Databricks, on the other hand, offer granular pricing, in which different types of computation (SQL, Model Serving, Job clusters, all-purpose clusters, etc.) have different price points. The sum of those granular estimates determines the final resource allocation. Clients are not forced to use the resources for the initial purpose; they can freely reallocate the capacity.
The simple exercise in the table below can be easily understood. Databricks can have a more precise reserved capacity. At the same time, for Fabric, there's the need to either allocate the highest discounted volume price closest to the actual need ($33.638) or another lower one ($16.819) and then pay the total list price for the extra. It only worsens when the consumption increases, as the next reserved allocation would be $67,276. The simplicity turns into costly complexity.

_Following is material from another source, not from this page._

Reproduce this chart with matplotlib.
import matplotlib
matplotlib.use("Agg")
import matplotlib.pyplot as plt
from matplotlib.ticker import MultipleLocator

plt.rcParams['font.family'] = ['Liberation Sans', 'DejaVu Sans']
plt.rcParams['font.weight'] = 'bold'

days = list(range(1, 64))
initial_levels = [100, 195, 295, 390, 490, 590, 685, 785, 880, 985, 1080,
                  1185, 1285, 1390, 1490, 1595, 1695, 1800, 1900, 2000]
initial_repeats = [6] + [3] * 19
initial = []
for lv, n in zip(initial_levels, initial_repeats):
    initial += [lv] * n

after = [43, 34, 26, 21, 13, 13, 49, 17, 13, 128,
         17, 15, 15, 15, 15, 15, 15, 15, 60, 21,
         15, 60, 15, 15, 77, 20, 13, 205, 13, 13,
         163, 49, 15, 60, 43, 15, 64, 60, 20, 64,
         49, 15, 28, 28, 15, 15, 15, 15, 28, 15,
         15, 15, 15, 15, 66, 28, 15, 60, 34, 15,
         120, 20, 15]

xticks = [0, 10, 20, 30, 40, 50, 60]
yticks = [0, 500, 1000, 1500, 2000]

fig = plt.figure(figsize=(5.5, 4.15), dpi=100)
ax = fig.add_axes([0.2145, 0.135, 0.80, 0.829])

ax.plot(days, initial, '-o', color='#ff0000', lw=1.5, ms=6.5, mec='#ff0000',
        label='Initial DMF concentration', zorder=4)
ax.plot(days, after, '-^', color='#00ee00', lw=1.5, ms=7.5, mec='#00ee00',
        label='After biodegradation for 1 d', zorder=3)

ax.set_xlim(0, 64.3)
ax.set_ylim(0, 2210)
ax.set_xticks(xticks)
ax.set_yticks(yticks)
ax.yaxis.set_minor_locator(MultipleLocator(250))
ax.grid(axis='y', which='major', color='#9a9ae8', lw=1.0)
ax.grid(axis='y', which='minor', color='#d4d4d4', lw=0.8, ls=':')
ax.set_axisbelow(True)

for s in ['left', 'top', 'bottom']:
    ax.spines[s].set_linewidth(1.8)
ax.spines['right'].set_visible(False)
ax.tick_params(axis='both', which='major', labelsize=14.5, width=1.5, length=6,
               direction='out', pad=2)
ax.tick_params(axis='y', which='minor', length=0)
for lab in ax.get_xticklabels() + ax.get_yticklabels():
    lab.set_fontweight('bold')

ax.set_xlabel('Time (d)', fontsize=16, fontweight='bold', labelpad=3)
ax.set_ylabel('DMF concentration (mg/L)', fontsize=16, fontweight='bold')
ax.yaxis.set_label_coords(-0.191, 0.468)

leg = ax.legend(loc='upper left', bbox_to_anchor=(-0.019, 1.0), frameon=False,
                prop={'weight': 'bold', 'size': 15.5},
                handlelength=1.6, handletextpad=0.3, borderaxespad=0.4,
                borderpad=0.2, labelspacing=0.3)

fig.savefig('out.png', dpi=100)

The bundling of services often benefits customers and vendors because the marginal cost for Microsoft to offer more services is lower, as marketing costs are lowered when products are channeled through their fabric ecosystem. They may also be able to predict the demand better since customers may not look for other options. The upsell opportunities for add-on services are generally higher, with opaque pricing in fine print. Databricks follows a different model where clients can pay for their needs without hidden costs. Each workload type can control costs. Volume discounts are available with mechanisms to keep costs under control and its management granular. For instance, different departments will pay their fair share while the company can negotiate a global volume.
Building Fences
Microsoft has generally successfully built fences around its primary product lines by locking customers into its Azure Ecosystem. They have evolved from desktop-based office products as their main profit engine to being a data center company offering bundled products and services for enterprises large and small to utilize their computing infrastructure within Azure optimally. This is a sound strategy for Microsoft and its hunger to sell its products while establishing a vendor lock-in. This has historically worked for them but at the cost of slower innovation in offering nimble and agile solutions for the next-generation data-driven world.
Conclusion
Choosing Databricks over Fabric as a bundled service offers several advantages in terms of comprehensive data analytics and machine learning capabilities, advanced security features, optimized performance, and flexible integration options. While Fabric has its strengths in real-time analytics and data integration, Databricks provides a more cohesive, comprehensive, and scalable platform to meet the diverse needs of organizations looking for bundled service offerings.
Ultimately, the decision should be based on thoroughly evaluating your organization's requirements, priorities, and long-term strategic goals. Consider conducting a detailed comparison, evaluating demos or trial versions, and seeking stakeholder input to make an informed decision that aligns with your business objectives and customer needs.